Demnach war das Urteil des Landesgerichts Leoben als Jugendschöffengericht vom 29. Juni 2009, GZ 11 Hv 30/09d-71, und demzufolge die Beschlüsse auf Anordnung von Bewährungshilfe gemäß §§ 50, 52 StGB, ferner die Beschlüsse gemäß § 494a Abs 1 Z 2 und 4 StPO aufzuheben und die Strafsache zu neuer Verhandlung und Entscheidung an das Erstgericht zurückzuverweisen.

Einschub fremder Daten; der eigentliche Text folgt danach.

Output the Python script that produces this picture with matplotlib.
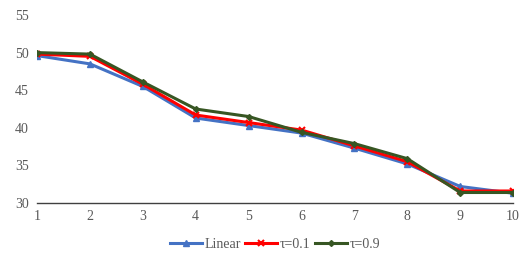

Im zweiten Rechtsgang wird bei M***** M***** das auch bei Beschlüssen nach § 494a StPO geltende Verbot der reformatio in peius zu beachten sein (vgl RIS-Justiz RS0100547; Jerabek, WK-StPO § 498 Rz 10). Dies insbesondere im Hinblick auf den im ersten Rechtsgang gefassten Beschluss nach § 494a Abs 1 Z 2 StPO (Absehen vom Widerruf der mit Urteil des Bezirksgerichts Leoben vom 27. April 2005, AZ 13 U 10/05h, bedingt nachgesehenen Freiheitsstrafe) und im Umfang der zu AZ 31 BE 79/09b des Landesgerichts Leoben am 27. April 2009 beschlossenen bedingten Entlassung aus der Freiheitsstrafe, zu der im ersten Rechtsgang keine Entscheidung nach § 494a StPO erging (§ 494b StPO). Die Angeklagten M***** G***** und G***** Ga***** waren mit ihren Nichtigkeitsbeschwerden, Berufungen und implizierten Beschwerden ebenso auf diese kassatorische Entscheidung zu verweisen, wie der Angeklagte M***** M***** mit seiner Berufung und der implizierten Beschwerde.